2.Compute damage for each weather event Compute the total health damage from each weather event.

health_damage <- aggregate(df_h$health, by = list(df_h$data.EVTYPE), sum)

3.Compare and get the cooresponding event with highest damage Visualize the data as histogram.

qplot(health_damage$Group.1, health_damage$x, geom = "histogram", xlab = "weather events", 
    ylab = "health damage", main = "Health damage from different weather events")
## Mapping a variable to y and also using stat="bin".
##   With stat="bin", it will attempt to set the y value to the count of cases in each group.
##   This can result in unexpected behavior and will not be allowed in a future version of ggplot2.
##   If you want y to represent counts of cases, use stat="bin" and don't map a variable to y.
##   If you want y to represent values in the data, use stat="identity".
##   See ?geom_bar for examples. (Deprecated; last used in version 0.9.2)
## Warning: position_stack requires constant width: output may be incorrect

plot of chunk unnamed-chunk-3

The weather with highest damage is:

health_damage$Group.1[which.max(health_damage$x)]
## [1] TORNADO
## 985 Levels:    HIGH SURF ADVISORY  COASTAL FLOOD ... WND

Impacts on Property

1.Build the metric for property Property damage and crop damage both paly a very important role in public health. They will have the same weight when computing the total damage for property.

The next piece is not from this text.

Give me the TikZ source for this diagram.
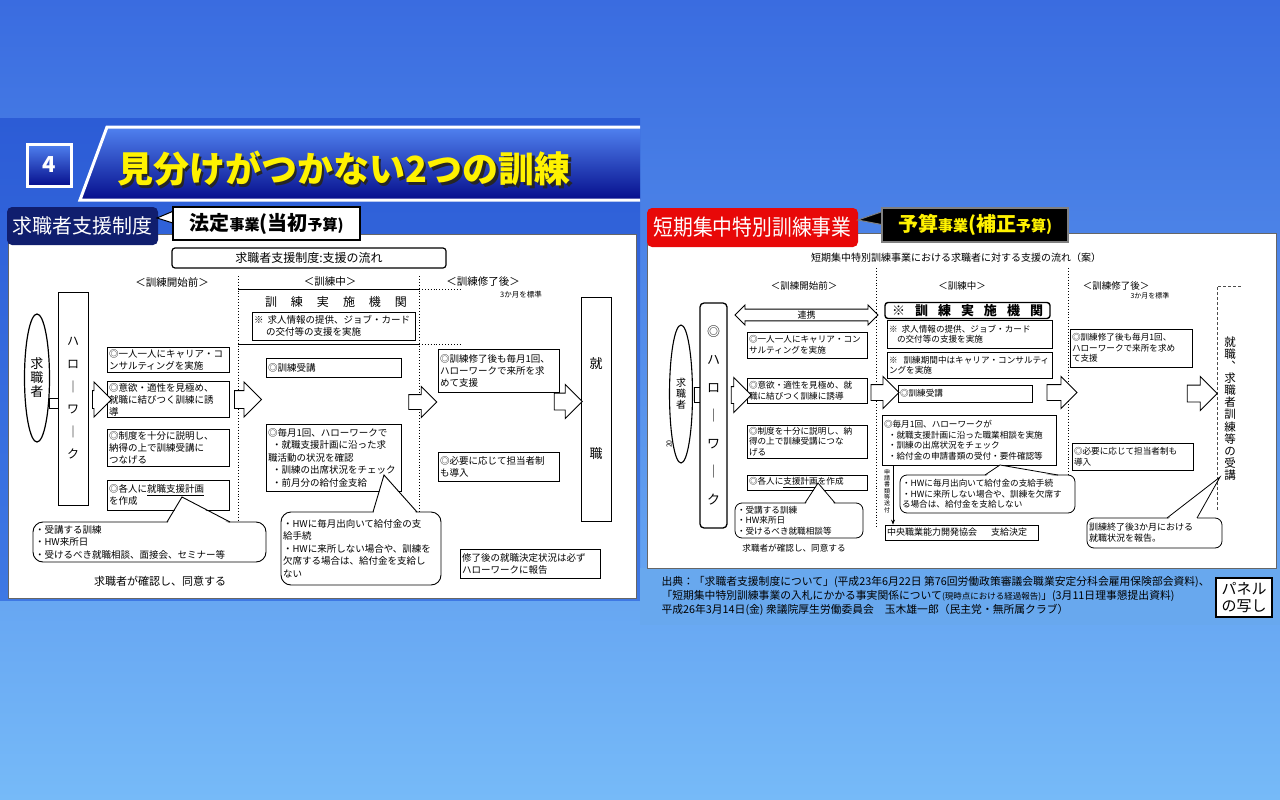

## Data preparation compute real value with scale
data$PROPDMGEXP <- as.character(data$PROPDMGEXP)
data$PROPDMGEXP[data$PROPDMGEXP == "K"] <- 1000
data$PROPDMGEXP[data$PROPDMGEXP == "M"] <- 1e+06
data$PROPDMGEXP[data$PROPDMGEXP == ""] <- 1

data$PROPDMG <- as.numeric(data$PROPDMG)
data$PROPDMGEXP <- as.numeric(data$PROPDMGEXP)
## Warning: NAs introduced by coercion
data$PROPDMG <- data$PROPDMG * data$PROPDMGEXP

data$CROPDMGEXP <- as.character(data$CROPDMGEXP)
data$CROPDMGEXP[data$CROPDMGEXP == "K"] <- 1000
data$CROPDMGEXP[data$CROPDMGEXP == "M"] <- 1e+06
data$CROPDMGEXP[data$CROPDMGEXP == ""] <- 1

data$CROPDMG <- as.numeric(data$CROPDMG)
data$CROPDMGEXP <- as.numeric(data$CROPDMGEXP)
## Warning: NAs introduced by coercion
data$CROPDMG <- data$CROPDMG * data$CROPDMGEXP

## damage for property
economy <- data$CROPDMG + data$PROPDMG
eco_df <- data.frame(data$EVTYPE, economy)

2.Compute damage for each weather event Compute the total economy damage from each weather event.

eco_damage <- aggregate(eco_df$economy, by = list(eco_df$data.EVTYPE), sum)

3.Compare and get the cooresponding event with highest damage Visualize the data as histogram.

qplot(eco_damage$Group.1, eco_damage$x, geom = "histogram", xlab = "weather events", 
    ylab = "economy damage", main = "Economy damage from different weather events")
## Mapping a variable to y and also using stat="bin".
##   With stat="bin", it will attempt to set the y value to the count of cases in each group.
##   This can result in unexpected behavior and will not be allowed in a future version of ggplot2.
##   If you want y to represent counts of cases, use stat="bin" and don't map a variable to y.
##   If you want y to represent values in the data, use stat="identity".
##   See ?geom_bar for examples. (Deprecated; last used in version 0.9.2)
## Warning: Removed 33 rows containing missing values (position_stack).
## Warning: position_stack requires constant width: output may be incorrect

plot of chunk unnamed-chunk-7

The weather with highest damage is:

eco_damage$Group.1[which.max(eco_damage$x)]
## [1] TSTM WIND
## 985 Levels:    HIGH SURF ADVISORY  COASTAL FLOOD ... WND

Results

Expetiments indicate that TORNADO is the most harmful with respect to population health and TSTM WIND have the greatest economic consequences.